_TASK_: Images should be left out, and everything else in the listing reproduced exactly.

>> Start DATASET EXCERPT

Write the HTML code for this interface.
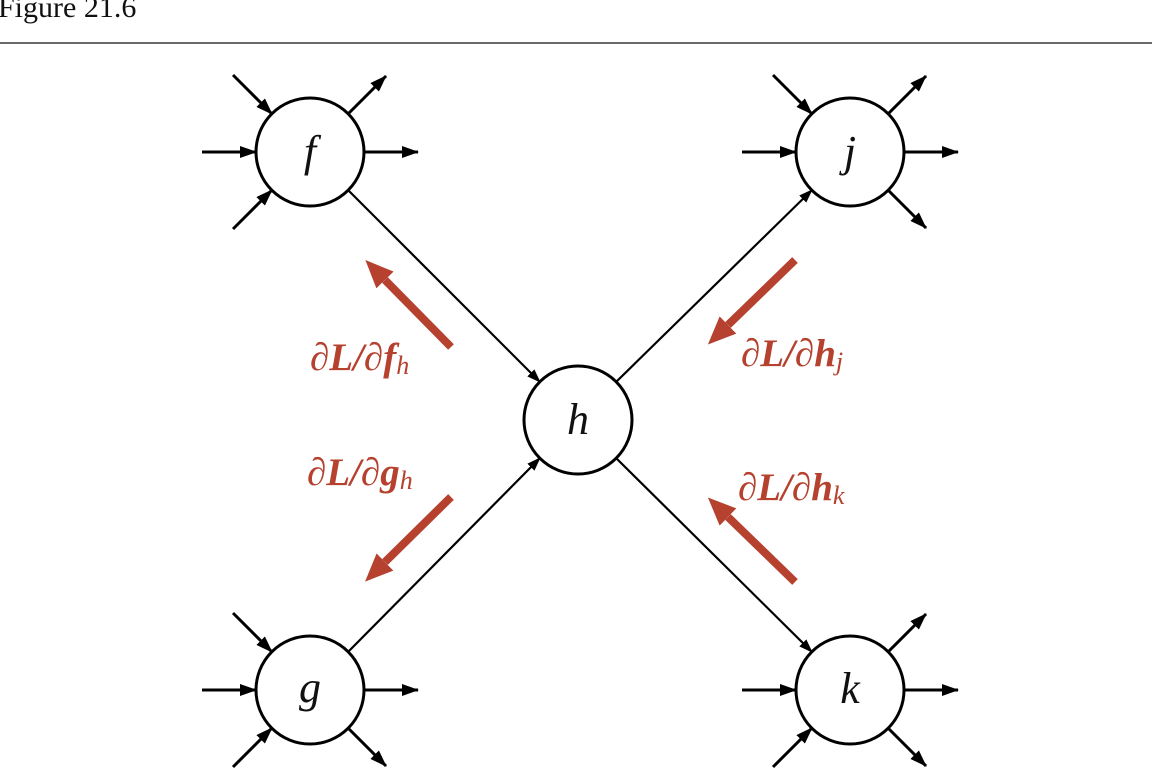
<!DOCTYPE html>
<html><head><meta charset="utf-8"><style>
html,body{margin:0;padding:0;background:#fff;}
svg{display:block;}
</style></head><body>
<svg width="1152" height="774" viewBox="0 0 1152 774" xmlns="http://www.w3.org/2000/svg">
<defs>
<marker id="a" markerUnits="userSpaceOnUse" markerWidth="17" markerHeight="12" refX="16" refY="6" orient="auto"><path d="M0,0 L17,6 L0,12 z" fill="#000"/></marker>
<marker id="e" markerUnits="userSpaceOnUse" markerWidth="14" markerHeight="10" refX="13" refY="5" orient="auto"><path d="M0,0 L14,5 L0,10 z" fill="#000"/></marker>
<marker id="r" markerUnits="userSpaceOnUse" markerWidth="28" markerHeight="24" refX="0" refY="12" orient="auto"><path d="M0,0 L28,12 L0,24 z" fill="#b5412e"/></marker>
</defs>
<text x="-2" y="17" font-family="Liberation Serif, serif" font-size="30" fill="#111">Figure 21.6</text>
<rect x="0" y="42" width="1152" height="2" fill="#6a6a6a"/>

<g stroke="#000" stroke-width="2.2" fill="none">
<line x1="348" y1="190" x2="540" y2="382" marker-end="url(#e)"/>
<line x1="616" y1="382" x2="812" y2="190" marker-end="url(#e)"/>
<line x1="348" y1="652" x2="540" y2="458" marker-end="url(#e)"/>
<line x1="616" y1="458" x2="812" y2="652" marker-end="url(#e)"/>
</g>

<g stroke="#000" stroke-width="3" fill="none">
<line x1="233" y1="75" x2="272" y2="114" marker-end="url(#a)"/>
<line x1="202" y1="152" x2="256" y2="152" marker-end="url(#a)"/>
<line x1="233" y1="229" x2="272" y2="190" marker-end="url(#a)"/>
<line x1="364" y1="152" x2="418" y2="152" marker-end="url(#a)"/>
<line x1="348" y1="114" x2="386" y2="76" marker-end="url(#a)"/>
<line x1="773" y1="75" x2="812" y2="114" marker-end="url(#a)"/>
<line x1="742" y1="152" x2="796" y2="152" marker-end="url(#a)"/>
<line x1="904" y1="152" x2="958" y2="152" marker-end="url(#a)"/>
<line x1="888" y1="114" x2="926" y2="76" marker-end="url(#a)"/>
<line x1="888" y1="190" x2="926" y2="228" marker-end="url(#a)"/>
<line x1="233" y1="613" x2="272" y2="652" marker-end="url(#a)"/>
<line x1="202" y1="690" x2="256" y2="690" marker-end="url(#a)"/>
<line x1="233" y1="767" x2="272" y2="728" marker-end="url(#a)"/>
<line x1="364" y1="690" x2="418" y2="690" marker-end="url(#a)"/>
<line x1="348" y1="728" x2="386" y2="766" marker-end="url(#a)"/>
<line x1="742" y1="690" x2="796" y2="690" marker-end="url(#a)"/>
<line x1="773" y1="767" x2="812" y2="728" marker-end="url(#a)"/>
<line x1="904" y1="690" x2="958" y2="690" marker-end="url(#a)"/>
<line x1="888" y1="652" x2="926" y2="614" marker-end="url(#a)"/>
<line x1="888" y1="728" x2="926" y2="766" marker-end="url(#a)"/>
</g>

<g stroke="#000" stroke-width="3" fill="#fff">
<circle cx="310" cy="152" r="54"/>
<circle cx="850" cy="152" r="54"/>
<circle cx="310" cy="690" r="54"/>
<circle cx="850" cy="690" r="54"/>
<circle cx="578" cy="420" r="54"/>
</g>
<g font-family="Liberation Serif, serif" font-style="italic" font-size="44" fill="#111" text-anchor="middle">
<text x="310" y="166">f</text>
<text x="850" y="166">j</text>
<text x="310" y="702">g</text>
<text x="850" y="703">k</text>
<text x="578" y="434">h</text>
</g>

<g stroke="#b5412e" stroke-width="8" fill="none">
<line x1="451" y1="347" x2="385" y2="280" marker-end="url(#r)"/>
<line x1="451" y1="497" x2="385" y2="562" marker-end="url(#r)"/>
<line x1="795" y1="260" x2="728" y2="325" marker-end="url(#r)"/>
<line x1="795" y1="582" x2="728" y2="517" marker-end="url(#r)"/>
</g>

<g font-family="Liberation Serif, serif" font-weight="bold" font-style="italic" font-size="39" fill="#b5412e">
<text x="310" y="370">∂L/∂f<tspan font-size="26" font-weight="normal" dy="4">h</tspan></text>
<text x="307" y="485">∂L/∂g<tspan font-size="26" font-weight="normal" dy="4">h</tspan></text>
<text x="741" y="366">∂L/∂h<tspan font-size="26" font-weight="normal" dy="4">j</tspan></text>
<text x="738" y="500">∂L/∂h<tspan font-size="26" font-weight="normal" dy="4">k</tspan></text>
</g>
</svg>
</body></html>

>> End DATASET EXCERPT

_TASK OUTPUT_:
Write the HTML code for this interface.
<!DOCTYPE html>
<html><head><meta charset="utf-8"><style>
html,body{margin:0;padding:0;background:#fff;}
svg{display:block;}
</style></head><body>
<svg width="1152" height="774" viewBox="0 0 1152 774" xmlns="http://www.w3.org/2000/svg">
<defs>
<marker id="a" markerUnits="userSpaceOnUse" markerWidth="17" markerHeight="12" refX="16" refY="6" orient="auto"><path d="M0,0 L17,6 L0,12 z" fill="#000"/></marker>
<marker id="e" markerUnits="userSpaceOnUse" markerWidth="14" markerHeight="10" refX="13" refY="5" orient="auto"><path d="M0,0 L14,5 L0,10 z" fill="#000"/></marker>
<marker id="r" markerUnits="userSpaceOnUse" markerWidth="28" markerHeight="24" refX="0" refY="12" orient="auto"><path d="M0,0 L28,12 L0,24 z" fill="#b5412e"/></marker>
</defs>
<text x="-2" y="17" font-family="Liberation Serif, serif" font-size="30" fill="#111">Figure 21.6</text>
<rect x="0" y="42" width="1152" height="2" fill="#6a6a6a"/>

<g stroke="#000" stroke-width="2.2" fill="none">
<line x1="348" y1="190" x2="540" y2="382" marker-end="url(#e)"/>
<line x1="616" y1="382" x2="812" y2="190" marker-end="url(#e)"/>
<line x1="348" y1="652" x2="540" y2="458" marker-end="url(#e)"/>
<line x1="616" y1="458" x2="812" y2="652" marker-end="url(#e)"/>
</g>

<g stroke="#000" stroke-width="3" fill="none">
<line x1="233" y1="75" x2="272" y2="114" marker-end="url(#a)"/>
<line x1="202" y1="152" x2="256" y2="152" marker-end="url(#a)"/>
<line x1="233" y1="229" x2="272" y2="190" marker-end="url(#a)"/>
<line x1="364" y1="152" x2="418" y2="152" marker-end="url(#a)"/>
<line x1="348" y1="114" x2="386" y2="76" marker-end="url(#a)"/>
<line x1="773" y1="75" x2="812" y2="114" marker-end="url(#a)"/>
<line x1="742" y1="152" x2="796" y2="152" marker-end="url(#a)"/>
<line x1="904" y1="152" x2="958" y2="152" marker-end="url(#a)"/>
<line x1="888" y1="114" x2="926" y2="76" marker-end="url(#a)"/>
<line x1="888" y1="190" x2="926" y2="228" marker-end="url(#a)"/>
<line x1="233" y1="613" x2="272" y2="652" marker-end="url(#a)"/>
<line x1="202" y1="690" x2="256" y2="690" marker-end="url(#a)"/>
<line x1="233" y1="767" x2="272" y2="728" marker-end="url(#a)"/>
<line x1="364" y1="690" x2="418" y2="690" marker-end="url(#a)"/>
<line x1="348" y1="728" x2="386" y2="766" marker-end="url(#a)"/>
<line x1="742" y1="690" x2="796" y2="690" marker-end="url(#a)"/>
<line x1="773" y1="767" x2="812" y2="728" marker-end="url(#a)"/>
<line x1="904" y1="690" x2="958" y2="690" marker-end="url(#a)"/>
<line x1="888" y1="652" x2="926" y2="614" marker-end="url(#a)"/>
<line x1="888" y1="728" x2="926" y2="766" marker-end="url(#a)"/>
</g>

<g stroke="#000" stroke-width="3" fill="#fff">
<circle cx="310" cy="152" r="54"/>
<circle cx="850" cy="152" r="54"/>
<circle cx="310" cy="690" r="54"/>
<circle cx="850" cy="690" r="54"/>
<circle cx="578" cy="420" r="54"/>
</g>
<g font-family="Liberation Serif, serif" font-style="italic" font-size="44" fill="#111" text-anchor="middle">
<text x="310" y="166">f</text>
<text x="850" y="166">j</text>
<text x="310" y="702">g</text>
<text x="850" y="703">k</text>
<text x="578" y="434">h</text>
</g>

<g stroke="#b5412e" stroke-width="8" fill="none">
<line x1="451" y1="347" x2="385" y2="280" marker-end="url(#r)"/>
<line x1="451" y1="497" x2="385" y2="562" marker-end="url(#r)"/>
<line x1="795" y1="260" x2="728" y2="325" marker-end="url(#r)"/>
<line x1="795" y1="582" x2="728" y2="517" marker-end="url(#r)"/>
</g>

<g font-family="Liberation Serif, serif" font-weight="bold" font-style="italic" font-size="39" fill="#b5412e">
<text x="310" y="370">∂L/∂f<tspan font-size="26" font-weight="normal" dy="4">h</tspan></text>
<text x="307" y="485">∂L/∂g<tspan font-size="26" font-weight="normal" dy="4">h</tspan></text>
<text x="741" y="366">∂L/∂h<tspan font-size="26" font-weight="normal" dy="4">j</tspan></text>
<text x="738" y="500">∂L/∂h<tspan font-size="26" font-weight="normal" dy="4">k</tspan></text>
</g>
</svg>
</body></html>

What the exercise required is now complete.